Output the full listing below exactly as it reads, and skip anything that is a picture.

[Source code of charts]
* start *

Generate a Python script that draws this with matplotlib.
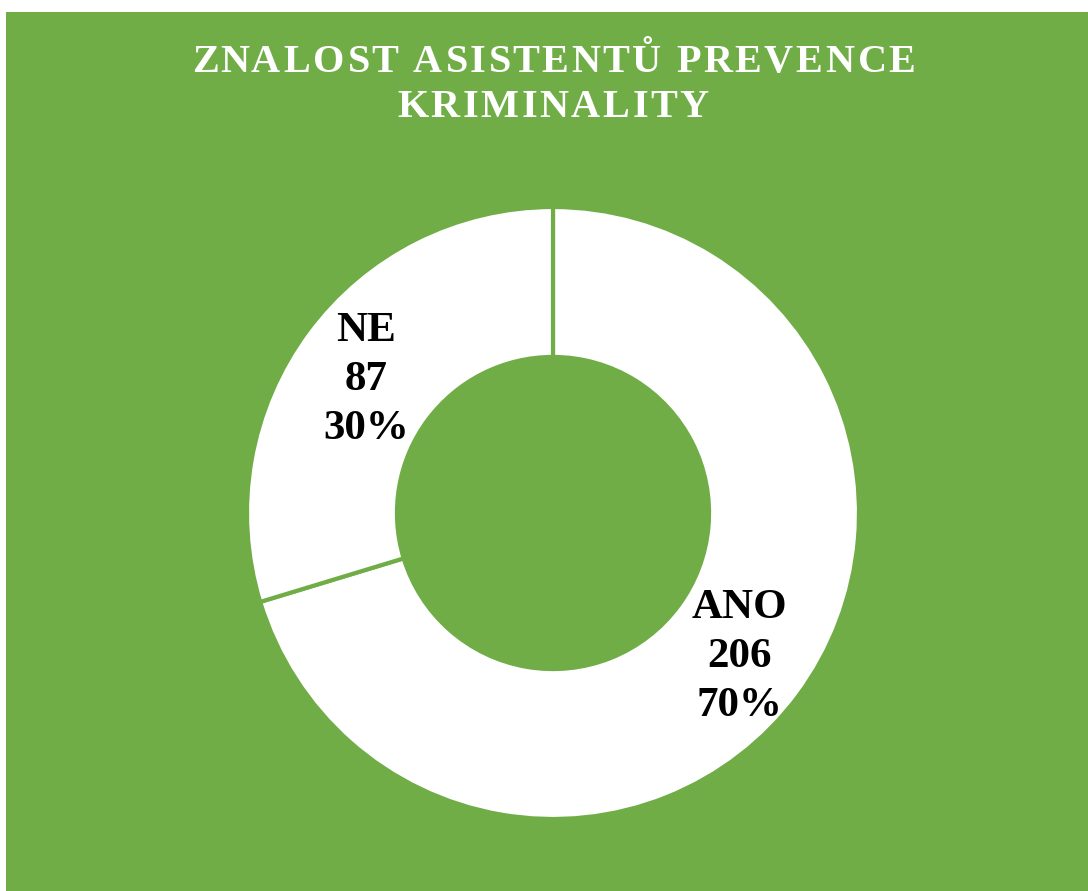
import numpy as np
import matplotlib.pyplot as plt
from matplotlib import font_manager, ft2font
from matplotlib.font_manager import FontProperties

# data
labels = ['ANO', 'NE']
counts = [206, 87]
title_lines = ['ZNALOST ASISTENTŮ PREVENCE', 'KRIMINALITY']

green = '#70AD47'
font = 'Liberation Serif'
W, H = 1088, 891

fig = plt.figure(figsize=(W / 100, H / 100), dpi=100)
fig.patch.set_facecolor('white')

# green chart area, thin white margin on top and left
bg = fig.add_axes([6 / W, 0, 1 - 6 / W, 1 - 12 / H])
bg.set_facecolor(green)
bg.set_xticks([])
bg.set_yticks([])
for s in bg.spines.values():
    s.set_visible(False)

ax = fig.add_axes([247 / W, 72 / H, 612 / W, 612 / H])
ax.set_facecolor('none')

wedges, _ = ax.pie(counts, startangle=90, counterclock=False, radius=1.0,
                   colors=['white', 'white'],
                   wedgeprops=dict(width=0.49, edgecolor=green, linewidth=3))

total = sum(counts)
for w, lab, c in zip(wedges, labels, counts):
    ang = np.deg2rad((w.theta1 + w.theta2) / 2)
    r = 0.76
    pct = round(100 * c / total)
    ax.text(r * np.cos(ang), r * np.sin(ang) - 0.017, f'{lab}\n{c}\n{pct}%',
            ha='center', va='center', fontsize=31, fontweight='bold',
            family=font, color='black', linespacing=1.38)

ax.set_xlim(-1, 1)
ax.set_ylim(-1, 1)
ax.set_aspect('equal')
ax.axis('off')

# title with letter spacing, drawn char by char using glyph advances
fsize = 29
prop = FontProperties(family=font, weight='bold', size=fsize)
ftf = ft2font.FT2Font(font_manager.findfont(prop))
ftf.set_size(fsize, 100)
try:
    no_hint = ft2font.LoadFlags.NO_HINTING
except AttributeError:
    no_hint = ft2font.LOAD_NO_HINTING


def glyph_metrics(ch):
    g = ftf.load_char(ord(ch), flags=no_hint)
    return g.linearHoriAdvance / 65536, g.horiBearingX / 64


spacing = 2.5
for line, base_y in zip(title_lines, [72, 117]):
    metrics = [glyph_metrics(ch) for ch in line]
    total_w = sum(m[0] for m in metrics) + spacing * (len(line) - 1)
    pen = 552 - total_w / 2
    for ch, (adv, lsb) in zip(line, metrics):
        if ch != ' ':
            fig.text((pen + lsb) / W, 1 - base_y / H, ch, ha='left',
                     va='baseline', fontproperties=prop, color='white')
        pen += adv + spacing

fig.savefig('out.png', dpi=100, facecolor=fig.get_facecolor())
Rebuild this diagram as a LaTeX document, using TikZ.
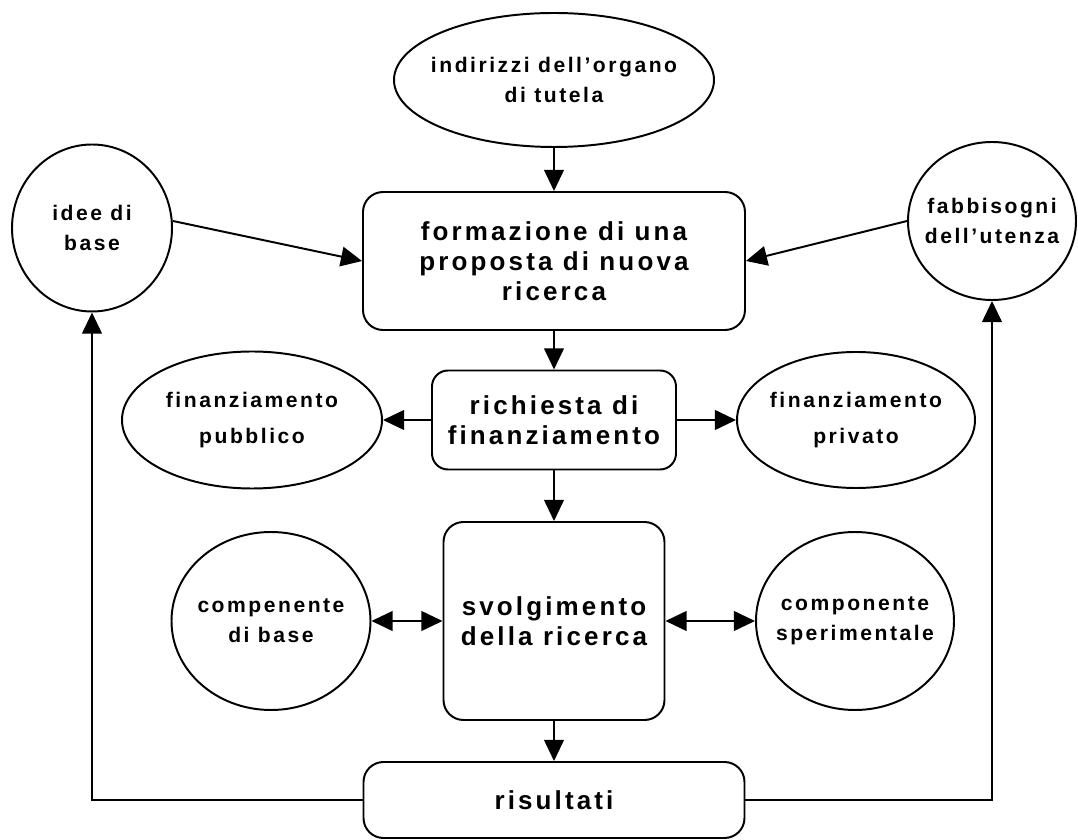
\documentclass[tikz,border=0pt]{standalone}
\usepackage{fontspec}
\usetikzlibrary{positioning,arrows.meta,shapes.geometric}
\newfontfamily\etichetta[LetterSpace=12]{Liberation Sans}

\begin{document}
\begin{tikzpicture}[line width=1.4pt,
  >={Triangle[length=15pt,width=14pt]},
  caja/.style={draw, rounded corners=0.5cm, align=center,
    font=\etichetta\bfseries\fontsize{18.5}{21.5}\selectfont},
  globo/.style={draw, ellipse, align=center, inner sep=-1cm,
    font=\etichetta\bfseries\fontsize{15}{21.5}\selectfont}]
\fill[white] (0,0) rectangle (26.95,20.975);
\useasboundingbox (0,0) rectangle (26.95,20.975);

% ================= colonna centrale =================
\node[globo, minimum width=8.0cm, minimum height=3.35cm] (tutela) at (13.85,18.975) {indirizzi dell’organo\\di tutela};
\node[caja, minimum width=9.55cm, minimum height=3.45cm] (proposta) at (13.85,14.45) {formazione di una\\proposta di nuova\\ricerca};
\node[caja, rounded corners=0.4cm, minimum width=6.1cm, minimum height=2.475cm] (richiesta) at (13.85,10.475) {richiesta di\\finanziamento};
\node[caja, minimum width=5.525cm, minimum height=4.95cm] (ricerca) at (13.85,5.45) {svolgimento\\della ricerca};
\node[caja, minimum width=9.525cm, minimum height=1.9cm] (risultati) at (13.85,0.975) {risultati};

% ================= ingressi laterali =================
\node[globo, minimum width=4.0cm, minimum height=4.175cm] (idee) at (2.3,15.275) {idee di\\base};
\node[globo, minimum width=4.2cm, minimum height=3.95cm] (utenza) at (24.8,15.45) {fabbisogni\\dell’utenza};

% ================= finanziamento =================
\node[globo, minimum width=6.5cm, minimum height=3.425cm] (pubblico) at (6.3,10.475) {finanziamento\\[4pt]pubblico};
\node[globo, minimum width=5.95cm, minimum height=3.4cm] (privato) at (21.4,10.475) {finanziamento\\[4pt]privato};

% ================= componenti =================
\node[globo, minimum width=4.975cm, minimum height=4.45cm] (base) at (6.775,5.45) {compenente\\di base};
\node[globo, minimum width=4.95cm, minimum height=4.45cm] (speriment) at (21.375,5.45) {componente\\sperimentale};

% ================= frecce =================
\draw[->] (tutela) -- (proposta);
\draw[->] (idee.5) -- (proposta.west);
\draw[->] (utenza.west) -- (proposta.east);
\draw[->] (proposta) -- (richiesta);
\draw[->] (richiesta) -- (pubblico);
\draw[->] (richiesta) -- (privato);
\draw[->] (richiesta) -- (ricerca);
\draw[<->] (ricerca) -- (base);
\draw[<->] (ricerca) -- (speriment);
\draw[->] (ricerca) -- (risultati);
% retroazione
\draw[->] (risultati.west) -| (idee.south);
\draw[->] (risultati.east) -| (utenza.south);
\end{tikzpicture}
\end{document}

* end *

### The answer:
Generate a Python script that draws this with matplotlib.
import numpy as np
import matplotlib.pyplot as plt
from matplotlib import font_manager, ft2font
from matplotlib.font_manager import FontProperties

# data
labels = ['ANO', 'NE']
counts = [206, 87]
title_lines = ['ZNALOST ASISTENTŮ PREVENCE', 'KRIMINALITY']

green = '#70AD47'
font = 'Liberation Serif'
W, H = 1088, 891

fig = plt.figure(figsize=(W / 100, H / 100), dpi=100)
fig.patch.set_facecolor('white')

# green chart area, thin white margin on top and left
bg = fig.add_axes([6 / W, 0, 1 - 6 / W, 1 - 12 / H])
bg.set_facecolor(green)
bg.set_xticks([])
bg.set_yticks([])
for s in bg.spines.values():
    s.set_visible(False)

ax = fig.add_axes([247 / W, 72 / H, 612 / W, 612 / H])
ax.set_facecolor('none')

wedges, _ = ax.pie(counts, startangle=90, counterclock=False, radius=1.0,
                   colors=['white', 'white'],
                   wedgeprops=dict(width=0.49, edgecolor=green, linewidth=3))

total = sum(counts)
for w, lab, c in zip(wedges, labels, counts):
    ang = np.deg2rad((w.theta1 + w.theta2) / 2)
    r = 0.76
    pct = round(100 * c / total)
    ax.text(r * np.cos(ang), r * np.sin(ang) - 0.017, f'{lab}\n{c}\n{pct}%',
            ha='center', va='center', fontsize=31, fontweight='bold',
            family=font, color='black', linespacing=1.38)

ax.set_xlim(-1, 1)
ax.set_ylim(-1, 1)
ax.set_aspect('equal')
ax.axis('off')

# title with letter spacing, drawn char by char using glyph advances
fsize = 29
prop = FontProperties(family=font, weight='bold', size=fsize)
ftf = ft2font.FT2Font(font_manager.findfont(prop))
ftf.set_size(fsize, 100)
try:
    no_hint = ft2font.LoadFlags.NO_HINTING
except AttributeError:
    no_hint = ft2font.LOAD_NO_HINTING


def glyph_metrics(ch):
    g = ftf.load_char(ord(ch), flags=no_hint)
    return g.linearHoriAdvance / 65536, g.horiBearingX / 64


spacing = 2.5
for line, base_y in zip(title_lines, [72, 117]):
    metrics = [glyph_metrics(ch) for ch in line]
    total_w = sum(m[0] for m in metrics) + spacing * (len(line) - 1)
    pen = 552 - total_w / 2
    for ch, (adv, lsb) in zip(line, metrics):
        if ch != ' ':
            fig.text((pen + lsb) / W, 1 - base_y / H, ch, ha='left',
                     va='baseline', fontproperties=prop, color='white')
        pen += adv + spacing

fig.savefig('out.png', dpi=100, facecolor=fig.get_facecolor())
Rebuild this diagram as a LaTeX document, using TikZ.
\documentclass[tikz,border=0pt]{standalone}
\usepackage{fontspec}
\usetikzlibrary{positioning,arrows.meta,shapes.geometric}
\newfontfamily\etichetta[LetterSpace=12]{Liberation Sans}

\begin{document}
\begin{tikzpicture}[line width=1.4pt,
  >={Triangle[length=15pt,width=14pt]},
  caja/.style={draw, rounded corners=0.5cm, align=center,
    font=\etichetta\bfseries\fontsize{18.5}{21.5}\selectfont},
  globo/.style={draw, ellipse, align=center, inner sep=-1cm,
    font=\etichetta\bfseries\fontsize{15}{21.5}\selectfont}]
\fill[white] (0,0) rectangle (26.95,20.975);
\useasboundingbox (0,0) rectangle (26.95,20.975);

% ================= colonna centrale =================
\node[globo, minimum width=8.0cm, minimum height=3.35cm] (tutela) at (13.85,18.975) {indirizzi dell’organo\\di tutela};
\node[caja, minimum width=9.55cm, minimum height=3.45cm] (proposta) at (13.85,14.45) {formazione di una\\proposta di nuova\\ricerca};
\node[caja, rounded corners=0.4cm, minimum width=6.1cm, minimum height=2.475cm] (richiesta) at (13.85,10.475) {richiesta di\\finanziamento};
\node[caja, minimum width=5.525cm, minimum height=4.95cm] (ricerca) at (13.85,5.45) {svolgimento\\della ricerca};
\node[caja, minimum width=9.525cm, minimum height=1.9cm] (risultati) at (13.85,0.975) {risultati};

% ================= ingressi laterali =================
\node[globo, minimum width=4.0cm, minimum height=4.175cm] (idee) at (2.3,15.275) {idee di\\base};
\node[globo, minimum width=4.2cm, minimum height=3.95cm] (utenza) at (24.8,15.45) {fabbisogni\\dell’utenza};

% ================= finanziamento =================
\node[globo, minimum width=6.5cm, minimum height=3.425cm] (pubblico) at (6.3,10.475) {finanziamento\\[4pt]pubblico};
\node[globo, minimum width=5.95cm, minimum height=3.4cm] (privato) at (21.4,10.475) {finanziamento\\[4pt]privato};

% ================= componenti =================
\node[globo, minimum width=4.975cm, minimum height=4.45cm] (base) at (6.775,5.45) {compenente\\di base};
\node[globo, minimum width=4.95cm, minimum height=4.45cm] (speriment) at (21.375,5.45) {componente\\sperimentale};

% ================= frecce =================
\draw[->] (tutela) -- (proposta);
\draw[->] (idee.5) -- (proposta.west);
\draw[->] (utenza.west) -- (proposta.east);
\draw[->] (proposta) -- (richiesta);
\draw[->] (richiesta) -- (pubblico);
\draw[->] (richiesta) -- (privato);
\draw[->] (richiesta) -- (ricerca);
\draw[<->] (ricerca) -- (base);
\draw[<->] (ricerca) -- (speriment);
\draw[->] (ricerca) -- (risultati);
% retroazione
\draw[->] (risultati.west) -| (idee.south);
\draw[->] (risultati.east) -| (utenza.south);
\end{tikzpicture}
\end{document}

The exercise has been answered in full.